The bombs can explode anywhere, at any time. But after two years of civil war, Syria’s unpredictable violence can still horrify. At least 20 people were killed, including a child, when a car bomb exploded Monday in northwestern Syria. The blast rocked the Idlib province town of Darkush, on the border with Turkey, the London-based Syrian Observatory for Human Rights said. The death toll is expected to rise because dozens are wounded, including some in critical condition. Even humanitarian workers aren’t safe in the country. On Sunday, gunmen kidnapped seven aid workers in northwestern Syria, officials said.


Iraqi officials have raised the death toll in Sunday’s attacks across the country to 44. Police officials say the attacks have also left more than 140 wounded. They say the deadliest of the attacks on Sunday was in the southern city of Hillah, where back-to-back car bombings hit a commercial market, killing 17 people and wounding140. Other attacks struck at outdoor markets and bus stations in the cities of Diwaniyah, Basra, Kut, Samarra, Madain and Mahmoudiyah, killing a total of 23 people.


Pilgrims visiting a temple for a popular Hindu festival in India stampeded on fears a bridge would collapse, and at least 115 people were crushed to death or died in the river below, officials said Monday. Scores more were injured, and some bodies may have washed away. Hundreds of thousands of devotees had thronged the remote Ratangarh village temple in Madhya Pradesh state’s Datia district to honor the Hindu mother goddess Durga on the last day of the popular 10-day Navaratra festival.
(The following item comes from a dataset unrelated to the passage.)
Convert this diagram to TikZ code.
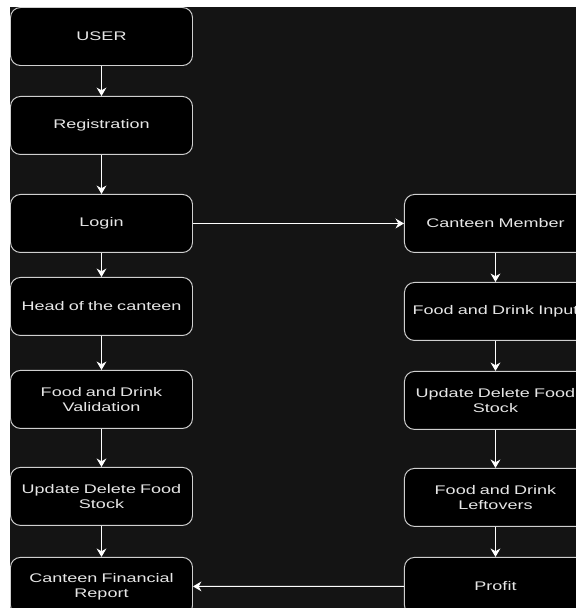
\documentclass[tikz,border=0pt]{standalone}
\usepackage{fontspec}
\newfontfamily\boxfont[FakeStretch=1.44]{Liberation Sans}
\usetikzlibrary{positioning,arrows.meta}
\definecolor{canvas}{HTML}{141414}
\definecolor{boxline}{HTML}{CFCFCF}
\definecolor{boxtext}{HTML}{E6E6E6}

\begin{document}
\begin{tikzpicture}[
	flowbox/.style={rectangle,rounded corners=0.25cm,draw=boxline,fill=black,line width=0.7pt,
		text=boxtext,font=\boxfont\fontsize{8.9}{10.6}\selectfont,align=center,
		inner xsep=0pt,text width=4.5cm,minimum width=4.55cm,minimum height=1.45cm},
	flowarrow/.style={draw=white,line width=0.7pt,-{Stealth[length=6pt,width=7pt]}},
	]
	\useasboundingbox (0,0) rectangle (14.4,-15.2);
	\fill[white] (0,0) rectangle (14.4,-15.2);
	\fill[canvas] (0.25,-0.175) rectangle (14.4,-15.2);
	\clip (0,0) rectangle (14.4,-15.2);
	\node [flowbox] (user) at (2.5375,-0.9125) {USER};
	\node [flowbox,below=0.75cm of user] (reg) {Registration};
	\node [flowbox,below=0.975cm of reg] (login) {Login};
	\node [flowbox,below=0.6cm of login] (head) {Head of the canteen};
	\node [flowbox,below=0.85cm of head] (valid) {Food and Drink\\Validation};
	\node [flowbox,below=0.95cm of valid] (headupd) {Update Delete Food\\Stock};
	\node [flowbox,below=0.775cm of headupd] (report) {Canteen Financial\\Report};
	\node [flowbox,right=5.275cm of login] (member) {Canteen Member};
	\node [flowbox,below=0.725cm of member] (input) {Food and Drink Input};
	\node [flowbox,below=0.75cm of input] (memberupd) {Update Delete Food\\Stock};
	\node [flowbox,below=0.95cm of memberupd] (leftover) {Food and Drink\\Leftovers};
	\node [flowbox,below=0.75cm of leftover] (profit) {Profit};
	\draw[flowarrow] (user) -- (reg);
	\draw[flowarrow] (reg) -- (login);
	\draw[flowarrow] (login) -- (head);
	\draw[flowarrow] (head) -- (valid);
	\draw[flowarrow] (valid) -- (headupd);
	\draw[flowarrow] (headupd) -- (report);
	\draw[flowarrow] (login) -- (member);
	\draw[flowarrow] (member) -- (input);
	\draw[flowarrow] (input) -- (memberupd);
	\draw[flowarrow] (memberupd) -- (leftover);
	\draw[flowarrow] (leftover) -- (profit);
	\draw[flowarrow] (profit) -- (report);
\end{tikzpicture}
\end{document}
The death toll from a 7.1-magnitude earthquake that struck the central Philippine island of Bohol on Tuesday rose to 93, as rescuers struggled to reach patients in a collapsed hospital. Centuries-old stone churches crumbled and wide areas were without power. The quake struck at 8:12 a.m. and was centered about 20 miles below Carmen city, where many small buildings collapsed. Many roads and bridges were reported damaged, making rescue operations difficult.


India began sorting through miles of wreckage Sunday after Cyclone Phailin roared ashore, flooding towns and villages and destroying tens of thousands of thatch homes, but officials said massive evacuation efforts had spared the east coast from widespread loss of life. The storm, the strongest to hit India in more than a decade, destroyed hundreds of millions of dollars’ worth of crops, but more than 18 hours after it made landfall in Orissa state, officials said they knew of only nine fatalities.

A typhoon blew out of the northern Philippines on Sunday after leaving 21 people dead, but officials remained on alert after another howler was spotted in the Pacific. Typhoon Nari also flooded farmlands and destroyed thousands of houses in provinces north of Manila before blowing away into the South China Sea. In San Miguel town in the Philippines’ Bulacan province, the sun shone on villages where floodwaters that reached up to roof-level had receded, allowing residents to return from emergency shelters to clean up, wash muddied belongings and repair damaged houses. Nari was the 19th of more than 20 storms expected to batter the Philippines this year. The last time a storm as powerful as Cyclone Phailin struck the eastern coast of India, 10,000 people died. This time, the evacuation of over 900,000 people saved many lives.

Western South Dakota ranchers are reeling from the loss of tens of thousands of cattle in last weekend’s blizzard, and many will dispose of carcasses in pits set to open Monday. Rancher Heath Ferguson said the storm killed 96 percent of his herd of 100 black Angus and Limousin cattle. Up to 4 feet of snow fell in the Black Hills area last weekend.